### Exercise instructions
Leaving the pictures aside, transcribe every line below exactly.

[Stored dataset items]
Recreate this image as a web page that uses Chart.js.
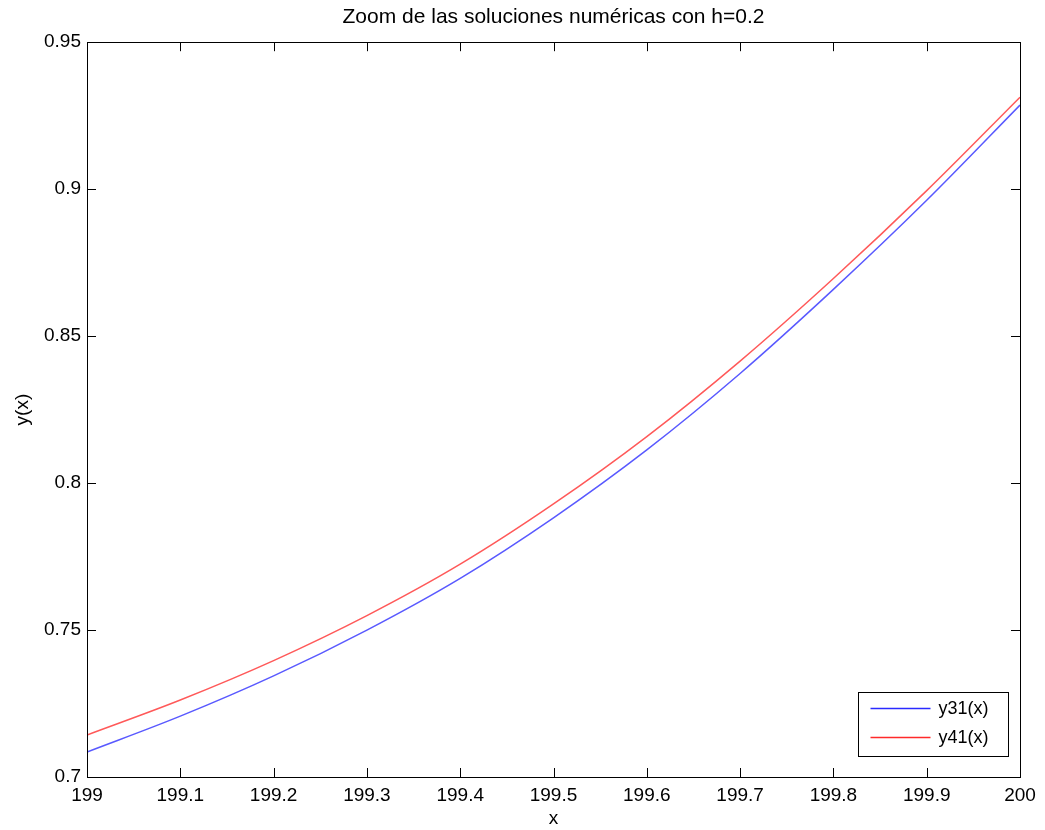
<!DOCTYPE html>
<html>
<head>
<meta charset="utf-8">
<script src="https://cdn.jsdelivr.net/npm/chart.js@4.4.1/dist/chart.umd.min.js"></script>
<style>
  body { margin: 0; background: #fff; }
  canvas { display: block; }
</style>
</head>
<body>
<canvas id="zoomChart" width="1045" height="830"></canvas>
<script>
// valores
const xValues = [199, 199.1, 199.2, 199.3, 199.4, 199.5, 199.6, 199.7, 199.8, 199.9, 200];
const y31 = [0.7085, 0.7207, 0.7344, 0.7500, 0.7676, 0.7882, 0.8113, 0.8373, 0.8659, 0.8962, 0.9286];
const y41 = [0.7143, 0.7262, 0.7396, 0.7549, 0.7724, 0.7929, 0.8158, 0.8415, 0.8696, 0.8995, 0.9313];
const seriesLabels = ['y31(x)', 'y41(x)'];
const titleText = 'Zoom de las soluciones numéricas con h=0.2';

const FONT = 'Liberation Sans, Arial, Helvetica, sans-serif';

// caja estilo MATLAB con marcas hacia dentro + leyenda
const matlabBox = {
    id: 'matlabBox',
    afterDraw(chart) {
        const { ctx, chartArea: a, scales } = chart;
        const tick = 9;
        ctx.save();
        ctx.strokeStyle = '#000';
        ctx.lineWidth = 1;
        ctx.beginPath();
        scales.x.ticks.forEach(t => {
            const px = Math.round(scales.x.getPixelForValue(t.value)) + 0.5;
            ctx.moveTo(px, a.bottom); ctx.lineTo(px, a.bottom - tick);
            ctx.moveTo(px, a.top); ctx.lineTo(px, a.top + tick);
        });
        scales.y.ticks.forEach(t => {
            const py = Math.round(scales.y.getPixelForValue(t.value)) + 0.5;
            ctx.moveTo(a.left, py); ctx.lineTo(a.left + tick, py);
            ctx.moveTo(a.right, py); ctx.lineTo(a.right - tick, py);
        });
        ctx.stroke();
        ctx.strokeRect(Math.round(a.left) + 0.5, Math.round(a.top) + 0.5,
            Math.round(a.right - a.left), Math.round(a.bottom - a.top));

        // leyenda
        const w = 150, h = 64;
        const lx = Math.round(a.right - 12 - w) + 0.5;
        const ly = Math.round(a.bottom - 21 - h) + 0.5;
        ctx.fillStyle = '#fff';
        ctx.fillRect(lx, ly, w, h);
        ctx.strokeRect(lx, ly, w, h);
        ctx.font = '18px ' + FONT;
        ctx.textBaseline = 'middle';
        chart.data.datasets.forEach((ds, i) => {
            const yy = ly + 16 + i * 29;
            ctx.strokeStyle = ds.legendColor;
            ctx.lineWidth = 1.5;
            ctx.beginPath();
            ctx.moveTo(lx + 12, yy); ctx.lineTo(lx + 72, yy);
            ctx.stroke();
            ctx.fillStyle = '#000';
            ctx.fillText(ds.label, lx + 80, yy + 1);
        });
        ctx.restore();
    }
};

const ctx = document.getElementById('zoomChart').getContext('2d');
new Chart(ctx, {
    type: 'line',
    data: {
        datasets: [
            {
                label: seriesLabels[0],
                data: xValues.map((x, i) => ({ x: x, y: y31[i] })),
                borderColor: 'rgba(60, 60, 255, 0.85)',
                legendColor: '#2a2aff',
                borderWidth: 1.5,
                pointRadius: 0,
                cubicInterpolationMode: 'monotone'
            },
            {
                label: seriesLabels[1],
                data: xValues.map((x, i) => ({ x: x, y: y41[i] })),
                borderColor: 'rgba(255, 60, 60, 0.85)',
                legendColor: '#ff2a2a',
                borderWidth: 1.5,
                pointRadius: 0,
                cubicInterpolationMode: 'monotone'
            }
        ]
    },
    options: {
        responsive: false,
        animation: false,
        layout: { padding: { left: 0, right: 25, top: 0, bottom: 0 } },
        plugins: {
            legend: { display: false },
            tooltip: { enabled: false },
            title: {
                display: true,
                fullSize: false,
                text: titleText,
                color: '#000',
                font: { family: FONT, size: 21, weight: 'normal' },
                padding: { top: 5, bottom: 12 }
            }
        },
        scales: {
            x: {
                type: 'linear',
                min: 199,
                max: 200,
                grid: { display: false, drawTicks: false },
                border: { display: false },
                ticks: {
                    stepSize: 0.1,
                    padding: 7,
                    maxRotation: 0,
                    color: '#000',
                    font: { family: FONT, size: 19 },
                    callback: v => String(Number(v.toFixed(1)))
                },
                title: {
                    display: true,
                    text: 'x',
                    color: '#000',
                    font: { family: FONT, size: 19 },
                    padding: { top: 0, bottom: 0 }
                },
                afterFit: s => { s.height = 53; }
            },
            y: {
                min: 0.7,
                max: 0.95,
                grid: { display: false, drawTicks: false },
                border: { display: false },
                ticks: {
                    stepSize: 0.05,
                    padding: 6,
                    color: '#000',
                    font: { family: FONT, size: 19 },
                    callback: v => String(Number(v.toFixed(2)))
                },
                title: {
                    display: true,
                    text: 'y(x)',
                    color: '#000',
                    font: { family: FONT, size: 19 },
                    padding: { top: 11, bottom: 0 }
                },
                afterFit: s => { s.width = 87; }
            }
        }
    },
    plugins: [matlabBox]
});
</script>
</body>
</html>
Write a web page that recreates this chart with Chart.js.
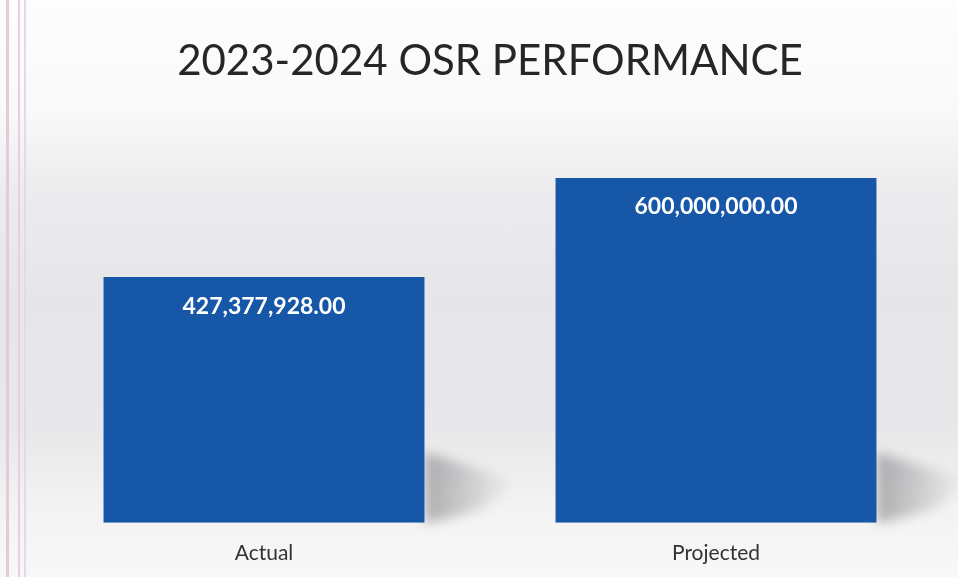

### Task solution
Recreate this image as a web page that uses Chart.js.
<!DOCTYPE html>
<html>
<head>
<meta charset="utf-8">
<script src="https://cdn.jsdelivr.net/npm/chart.js@4.4.1/dist/chart.umd.min.js"></script>
<style>
  body { margin: 0; background: #fff; }
  canvas { display: block; }
</style>
</head>
<body>
<canvas id="zoomChart" width="1045" height="830"></canvas>
<script>
// valores
const xValues = [199, 199.1, 199.2, 199.3, 199.4, 199.5, 199.6, 199.7, 199.8, 199.9, 200];
const y31 = [0.7085, 0.7207, 0.7344, 0.7500, 0.7676, 0.7882, 0.8113, 0.8373, 0.8659, 0.8962, 0.9286];
const y41 = [0.7143, 0.7262, 0.7396, 0.7549, 0.7724, 0.7929, 0.8158, 0.8415, 0.8696, 0.8995, 0.9313];
const seriesLabels = ['y31(x)', 'y41(x)'];
const titleText = 'Zoom de las soluciones numéricas con h=0.2';

const FONT = 'Liberation Sans, Arial, Helvetica, sans-serif';

// caja estilo MATLAB con marcas hacia dentro + leyenda
const matlabBox = {
    id: 'matlabBox',
    afterDraw(chart) {
        const { ctx, chartArea: a, scales } = chart;
        const tick = 9;
        ctx.save();
        ctx.strokeStyle = '#000';
        ctx.lineWidth = 1;
        ctx.beginPath();
        scales.x.ticks.forEach(t => {
            const px = Math.round(scales.x.getPixelForValue(t.value)) + 0.5;
            ctx.moveTo(px, a.bottom); ctx.lineTo(px, a.bottom - tick);
            ctx.moveTo(px, a.top); ctx.lineTo(px, a.top + tick);
        });
        scales.y.ticks.forEach(t => {
            const py = Math.round(scales.y.getPixelForValue(t.value)) + 0.5;
            ctx.moveTo(a.left, py); ctx.lineTo(a.left + tick, py);
            ctx.moveTo(a.right, py); ctx.lineTo(a.right - tick, py);
        });
        ctx.stroke();
        ctx.strokeRect(Math.round(a.left) + 0.5, Math.round(a.top) + 0.5,
            Math.round(a.right - a.left), Math.round(a.bottom - a.top));

        // leyenda
        const w = 150, h = 64;
        const lx = Math.round(a.right - 12 - w) + 0.5;
        const ly = Math.round(a.bottom - 21 - h) + 0.5;
        ctx.fillStyle = '#fff';
        ctx.fillRect(lx, ly, w, h);
        ctx.strokeRect(lx, ly, w, h);
        ctx.font = '18px ' + FONT;
        ctx.textBaseline = 'middle';
        chart.data.datasets.forEach((ds, i) => {
            const yy = ly + 16 + i * 29;
            ctx.strokeStyle = ds.legendColor;
            ctx.lineWidth = 1.5;
            ctx.beginPath();
            ctx.moveTo(lx + 12, yy); ctx.lineTo(lx + 72, yy);
            ctx.stroke();
            ctx.fillStyle = '#000';
            ctx.fillText(ds.label, lx + 80, yy + 1);
        });
        ctx.restore();
    }
};

const ctx = document.getElementById('zoomChart').getContext('2d');
new Chart(ctx, {
    type: 'line',
    data: {
        datasets: [
            {
                label: seriesLabels[0],
                data: xValues.map((x, i) => ({ x: x, y: y31[i] })),
                borderColor: 'rgba(60, 60, 255, 0.85)',
                legendColor: '#2a2aff',
                borderWidth: 1.5,
                pointRadius: 0,
                cubicInterpolationMode: 'monotone'
            },
            {
                label: seriesLabels[1],
                data: xValues.map((x, i) => ({ x: x, y: y41[i] })),
                borderColor: 'rgba(255, 60, 60, 0.85)',
                legendColor: '#ff2a2a',
                borderWidth: 1.5,
                pointRadius: 0,
                cubicInterpolationMode: 'monotone'
            }
        ]
    },
    options: {
        responsive: false,
        animation: false,
        layout: { padding: { left: 0, right: 25, top: 0, bottom: 0 } },
        plugins: {
            legend: { display: false },
            tooltip: { enabled: false },
            title: {
                display: true,
                fullSize: false,
                text: titleText,
                color: '#000',
                font: { family: FONT, size: 21, weight: 'normal' },
                padding: { top: 5, bottom: 12 }
            }
        },
        scales: {
            x: {
                type: 'linear',
                min: 199,
                max: 200,
                grid: { display: false, drawTicks: false },
                border: { display: false },
                ticks: {
                    stepSize: 0.1,
                    padding: 7,
                    maxRotation: 0,
                    color: '#000',
                    font: { family: FONT, size: 19 },
                    callback: v => String(Number(v.toFixed(1)))
                },
                title: {
                    display: true,
                    text: 'x',
                    color: '#000',
                    font: { family: FONT, size: 19 },
                    padding: { top: 0, bottom: 0 }
                },
                afterFit: s => { s.height = 53; }
            },
            y: {
                min: 0.7,
                max: 0.95,
                grid: { display: false, drawTicks: false },
                border: { display: false },
                ticks: {
                    stepSize: 0.05,
                    padding: 6,
                    color: '#000',
                    font: { family: FONT, size: 19 },
                    callback: v => String(Number(v.toFixed(2)))
                },
                title: {
                    display: true,
                    text: 'y(x)',
                    color: '#000',
                    font: { family: FONT, size: 19 },
                    padding: { top: 11, bottom: 0 }
                },
                afterFit: s => { s.width = 87; }
            }
        }
    },
    plugins: [matlabBox]
});
</script>
</body>
</html>
Write a web page that recreates this chart with Chart.js.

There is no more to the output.